## begin

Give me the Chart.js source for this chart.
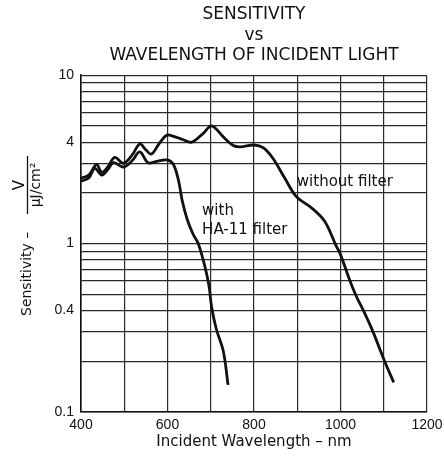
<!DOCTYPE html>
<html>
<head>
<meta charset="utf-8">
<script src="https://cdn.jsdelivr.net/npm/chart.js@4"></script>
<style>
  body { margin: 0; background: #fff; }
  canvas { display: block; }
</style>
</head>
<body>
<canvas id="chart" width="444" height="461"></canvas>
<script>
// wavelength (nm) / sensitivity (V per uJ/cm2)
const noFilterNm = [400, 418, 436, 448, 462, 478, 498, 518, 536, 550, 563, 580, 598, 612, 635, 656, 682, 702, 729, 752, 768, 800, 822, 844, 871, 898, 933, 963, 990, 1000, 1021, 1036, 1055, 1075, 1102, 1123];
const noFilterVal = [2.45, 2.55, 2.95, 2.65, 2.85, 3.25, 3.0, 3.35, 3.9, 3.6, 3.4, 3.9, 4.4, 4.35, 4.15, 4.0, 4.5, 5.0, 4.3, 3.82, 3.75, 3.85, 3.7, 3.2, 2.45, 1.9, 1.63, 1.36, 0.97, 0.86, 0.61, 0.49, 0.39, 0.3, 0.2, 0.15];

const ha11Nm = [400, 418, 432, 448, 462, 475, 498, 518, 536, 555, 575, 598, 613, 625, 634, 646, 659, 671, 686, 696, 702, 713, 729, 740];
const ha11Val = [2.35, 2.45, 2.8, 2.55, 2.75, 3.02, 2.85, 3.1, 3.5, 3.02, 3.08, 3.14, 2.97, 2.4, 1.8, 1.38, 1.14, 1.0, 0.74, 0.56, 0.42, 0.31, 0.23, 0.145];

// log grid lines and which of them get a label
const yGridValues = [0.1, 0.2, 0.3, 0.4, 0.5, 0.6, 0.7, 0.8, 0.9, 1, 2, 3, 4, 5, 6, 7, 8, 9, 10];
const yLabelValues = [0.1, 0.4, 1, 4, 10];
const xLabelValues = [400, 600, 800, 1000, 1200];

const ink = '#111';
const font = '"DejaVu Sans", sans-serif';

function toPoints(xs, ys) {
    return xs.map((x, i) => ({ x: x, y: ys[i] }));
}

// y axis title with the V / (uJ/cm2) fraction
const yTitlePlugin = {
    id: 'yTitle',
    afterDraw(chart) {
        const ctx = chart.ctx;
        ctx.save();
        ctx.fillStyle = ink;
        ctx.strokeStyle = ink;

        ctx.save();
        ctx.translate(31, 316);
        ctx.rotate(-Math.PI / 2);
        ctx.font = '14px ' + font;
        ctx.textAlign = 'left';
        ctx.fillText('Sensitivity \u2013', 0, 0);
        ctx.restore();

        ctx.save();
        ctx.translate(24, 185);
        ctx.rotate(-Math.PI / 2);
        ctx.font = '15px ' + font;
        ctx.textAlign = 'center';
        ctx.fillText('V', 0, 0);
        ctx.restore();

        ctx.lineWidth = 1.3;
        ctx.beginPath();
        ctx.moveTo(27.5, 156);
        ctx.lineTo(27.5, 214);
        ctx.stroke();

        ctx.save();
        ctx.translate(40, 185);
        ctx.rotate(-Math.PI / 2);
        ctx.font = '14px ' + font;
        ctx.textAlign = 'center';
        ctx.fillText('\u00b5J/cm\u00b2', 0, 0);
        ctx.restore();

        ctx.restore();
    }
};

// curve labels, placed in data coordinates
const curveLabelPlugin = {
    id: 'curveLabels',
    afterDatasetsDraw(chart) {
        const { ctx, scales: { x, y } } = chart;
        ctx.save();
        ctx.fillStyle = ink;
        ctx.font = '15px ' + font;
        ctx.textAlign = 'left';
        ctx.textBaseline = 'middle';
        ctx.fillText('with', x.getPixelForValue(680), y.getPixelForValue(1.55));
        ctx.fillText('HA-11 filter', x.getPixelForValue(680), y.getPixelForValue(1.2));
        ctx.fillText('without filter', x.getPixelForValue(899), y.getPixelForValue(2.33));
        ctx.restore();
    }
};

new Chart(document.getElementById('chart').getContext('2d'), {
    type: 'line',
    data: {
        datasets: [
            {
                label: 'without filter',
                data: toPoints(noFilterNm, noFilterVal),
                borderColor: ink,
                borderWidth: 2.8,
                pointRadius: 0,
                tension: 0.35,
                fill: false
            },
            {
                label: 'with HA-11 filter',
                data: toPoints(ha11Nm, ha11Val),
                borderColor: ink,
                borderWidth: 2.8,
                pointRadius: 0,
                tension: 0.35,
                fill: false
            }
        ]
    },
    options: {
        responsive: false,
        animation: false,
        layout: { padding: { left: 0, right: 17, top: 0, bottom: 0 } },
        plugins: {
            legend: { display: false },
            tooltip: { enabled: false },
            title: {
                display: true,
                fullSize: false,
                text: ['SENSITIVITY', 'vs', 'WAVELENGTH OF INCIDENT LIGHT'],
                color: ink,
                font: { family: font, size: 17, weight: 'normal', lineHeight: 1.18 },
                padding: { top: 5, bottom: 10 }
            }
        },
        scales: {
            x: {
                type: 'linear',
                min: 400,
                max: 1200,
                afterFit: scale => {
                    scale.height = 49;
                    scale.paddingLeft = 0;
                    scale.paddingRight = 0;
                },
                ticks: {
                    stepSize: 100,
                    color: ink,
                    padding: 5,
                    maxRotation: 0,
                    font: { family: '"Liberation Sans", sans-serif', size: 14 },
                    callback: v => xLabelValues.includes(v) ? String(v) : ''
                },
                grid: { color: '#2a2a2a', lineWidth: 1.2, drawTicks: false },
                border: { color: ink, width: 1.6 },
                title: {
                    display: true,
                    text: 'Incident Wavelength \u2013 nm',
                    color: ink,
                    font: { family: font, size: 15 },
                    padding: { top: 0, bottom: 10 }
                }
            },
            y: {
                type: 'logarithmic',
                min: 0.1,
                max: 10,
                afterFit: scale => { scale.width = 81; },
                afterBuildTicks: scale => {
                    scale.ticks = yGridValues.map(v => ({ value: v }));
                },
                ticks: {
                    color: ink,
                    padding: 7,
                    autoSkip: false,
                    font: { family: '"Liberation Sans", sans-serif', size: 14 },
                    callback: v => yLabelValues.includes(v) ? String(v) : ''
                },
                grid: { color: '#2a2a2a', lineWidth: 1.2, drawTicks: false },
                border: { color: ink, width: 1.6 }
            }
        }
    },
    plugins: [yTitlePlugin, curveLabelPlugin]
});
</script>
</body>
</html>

## end

Stated exercise :: Strip out the pictures and quote the remaining data word for word.

Answer to the task ::
Give me the Chart.js source for this chart.
<!DOCTYPE html>
<html>
<head>
<meta charset="utf-8">
<script src="https://cdn.jsdelivr.net/npm/chart.js@4"></script>
<style>
  body { margin: 0; background: #fff; }
  canvas { display: block; }
</style>
</head>
<body>
<canvas id="chart" width="444" height="461"></canvas>
<script>
// wavelength (nm) / sensitivity (V per uJ/cm2)
const noFilterNm = [400, 418, 436, 448, 462, 478, 498, 518, 536, 550, 563, 580, 598, 612, 635, 656, 682, 702, 729, 752, 768, 800, 822, 844, 871, 898, 933, 963, 990, 1000, 1021, 1036, 1055, 1075, 1102, 1123];
const noFilterVal = [2.45, 2.55, 2.95, 2.65, 2.85, 3.25, 3.0, 3.35, 3.9, 3.6, 3.4, 3.9, 4.4, 4.35, 4.15, 4.0, 4.5, 5.0, 4.3, 3.82, 3.75, 3.85, 3.7, 3.2, 2.45, 1.9, 1.63, 1.36, 0.97, 0.86, 0.61, 0.49, 0.39, 0.3, 0.2, 0.15];

const ha11Nm = [400, 418, 432, 448, 462, 475, 498, 518, 536, 555, 575, 598, 613, 625, 634, 646, 659, 671, 686, 696, 702, 713, 729, 740];
const ha11Val = [2.35, 2.45, 2.8, 2.55, 2.75, 3.02, 2.85, 3.1, 3.5, 3.02, 3.08, 3.14, 2.97, 2.4, 1.8, 1.38, 1.14, 1.0, 0.74, 0.56, 0.42, 0.31, 0.23, 0.145];

// log grid lines and which of them get a label
const yGridValues = [0.1, 0.2, 0.3, 0.4, 0.5, 0.6, 0.7, 0.8, 0.9, 1, 2, 3, 4, 5, 6, 7, 8, 9, 10];
const yLabelValues = [0.1, 0.4, 1, 4, 10];
const xLabelValues = [400, 600, 800, 1000, 1200];

const ink = '#111';
const font = '"DejaVu Sans", sans-serif';

function toPoints(xs, ys) {
    return xs.map((x, i) => ({ x: x, y: ys[i] }));
}

// y axis title with the V / (uJ/cm2) fraction
const yTitlePlugin = {
    id: 'yTitle',
    afterDraw(chart) {
        const ctx = chart.ctx;
        ctx.save();
        ctx.fillStyle = ink;
        ctx.strokeStyle = ink;

        ctx.save();
        ctx.translate(31, 316);
        ctx.rotate(-Math.PI / 2);
        ctx.font = '14px ' + font;
        ctx.textAlign = 'left';
        ctx.fillText('Sensitivity \u2013', 0, 0);
        ctx.restore();

        ctx.save();
        ctx.translate(24, 185);
        ctx.rotate(-Math.PI / 2);
        ctx.font = '15px ' + font;
        ctx.textAlign = 'center';
        ctx.fillText('V', 0, 0);
        ctx.restore();

        ctx.lineWidth = 1.3;
        ctx.beginPath();
        ctx.moveTo(27.5, 156);
        ctx.lineTo(27.5, 214);
        ctx.stroke();

        ctx.save();
        ctx.translate(40, 185);
        ctx.rotate(-Math.PI / 2);
        ctx.font = '14px ' + font;
        ctx.textAlign = 'center';
        ctx.fillText('\u00b5J/cm\u00b2', 0, 0);
        ctx.restore();

        ctx.restore();
    }
};

// curve labels, placed in data coordinates
const curveLabelPlugin = {
    id: 'curveLabels',
    afterDatasetsDraw(chart) {
        const { ctx, scales: { x, y } } = chart;
        ctx.save();
        ctx.fillStyle = ink;
        ctx.font = '15px ' + font;
        ctx.textAlign = 'left';
        ctx.textBaseline = 'middle';
        ctx.fillText('with', x.getPixelForValue(680), y.getPixelForValue(1.55));
        ctx.fillText('HA-11 filter', x.getPixelForValue(680), y.getPixelForValue(1.2));
        ctx.fillText('without filter', x.getPixelForValue(899), y.getPixelForValue(2.33));
        ctx.restore();
    }
};

new Chart(document.getElementById('chart').getContext('2d'), {
    type: 'line',
    data: {
        datasets: [
            {
                label: 'without filter',
                data: toPoints(noFilterNm, noFilterVal),
                borderColor: ink,
                borderWidth: 2.8,
                pointRadius: 0,
                tension: 0.35,
                fill: false
            },
            {
                label: 'with HA-11 filter',
                data: toPoints(ha11Nm, ha11Val),
                borderColor: ink,
                borderWidth: 2.8,
                pointRadius: 0,
                tension: 0.35,
                fill: false
            }
        ]
    },
    options: {
        responsive: false,
        animation: false,
        layout: { padding: { left: 0, right: 17, top: 0, bottom: 0 } },
        plugins: {
            legend: { display: false },
            tooltip: { enabled: false },
            title: {
                display: true,
                fullSize: false,
                text: ['SENSITIVITY', 'vs', 'WAVELENGTH OF INCIDENT LIGHT'],
                color: ink,
                font: { family: font, size: 17, weight: 'normal', lineHeight: 1.18 },
                padding: { top: 5, bottom: 10 }
            }
        },
        scales: {
            x: {
                type: 'linear',
                min: 400,
                max: 1200,
                afterFit: scale => {
                    scale.height = 49;
                    scale.paddingLeft = 0;
                    scale.paddingRight = 0;
                },
                ticks: {
                    stepSize: 100,
                    color: ink,
                    padding: 5,
                    maxRotation: 0,
                    font: { family: '"Liberation Sans", sans-serif', size: 14 },
                    callback: v => xLabelValues.includes(v) ? String(v) : ''
                },
                grid: { color: '#2a2a2a', lineWidth: 1.2, drawTicks: false },
                border: { color: ink, width: 1.6 },
                title: {
                    display: true,
                    text: 'Incident Wavelength \u2013 nm',
                    color: ink,
                    font: { family: font, size: 15 },
                    padding: { top: 0, bottom: 10 }
                }
            },
            y: {
                type: 'logarithmic',
                min: 0.1,
                max: 10,
                afterFit: scale => { scale.width = 81; },
                afterBuildTicks: scale => {
                    scale.ticks = yGridValues.map(v => ({ value: v }));
                },
                ticks: {
                    color: ink,
                    padding: 7,
                    autoSkip: false,
                    font: { family: '"Liberation Sans", sans-serif', size: 14 },
                    callback: v => yLabelValues.includes(v) ? String(v) : ''
                },
                grid: { color: '#2a2a2a', lineWidth: 1.2, drawTicks: false },
                border: { color: ink, width: 1.6 }
            }
        }
    },
    plugins: [yTitlePlugin, curveLabelPlugin]
});
</script>
</body>
</html>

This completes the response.